Saudi Arabia may be a long way from the NSW mid North Coast but for UTS Marine Biology, and Environmental Science Honours graduate, Davina Poulos, there is a connection.
Davina’s honours research, into a little studied soft coral found in a temperate estuary near Port Stephens, earned her a week long, all expenses paid, trip to the King Abdullah University of Science and Technology (KAUST) located on the Red Sea.
One of just 50 students, and the only Australian, selected as part of an international poster competition for undergraduate students, Davina’s research highlights the biodiversity value and unique habitat of these rare soft corals.
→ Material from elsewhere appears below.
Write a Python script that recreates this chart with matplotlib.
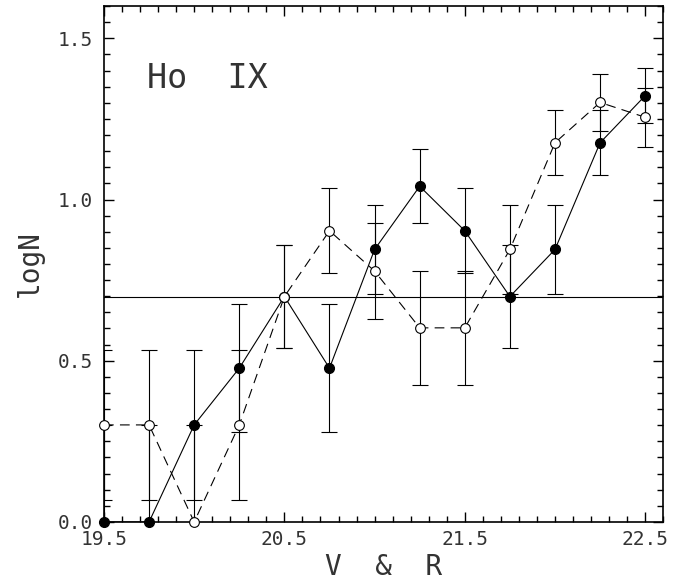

“Not a lot is known about the soft coral Dendronephtha australis and the aim of my research was to map their distribution and study their habitat with a view to better managing this species within the Port Stephens-Great Lakes Marine Park,” Davina said.
“My study showed that the soft coral needs very specific conditions to grow in and this restricts their distribution. They are found at depths ranging from 4.5 to 18 metres and where there are strong currents.”
Davina’s research showed that although soft coral habitat patches supported a diverse range of fish and invertebrate species, including seahorses and pipefish, none were within the Marine Park Sanctuary Zone and were therefore not adequately protected.
“Further research is needed to determine if these corals exist in other estuaries but this research shows they are home to key species like juvenile snapper, so need protection from threats such as fishing line entanglement and boat anchor damage,” Davina said.
Davina intends to continue her research career and has started a PhD at UTS, under the supervision of Professor David Booth to investigate fish community structures in Sydney Harbour. She is hopeful of a return visit to KAUST.
“I’m looking at doing comparative studies in the Red Sea and now that I’ve been able to make connections at KAUST this is a distinct possibility,” she said.
Davina’s honours thesis, for which she was awarded First Class Honours, was supervised by Professor David Booth and David Harasti from the NSW Marine Parks Authority.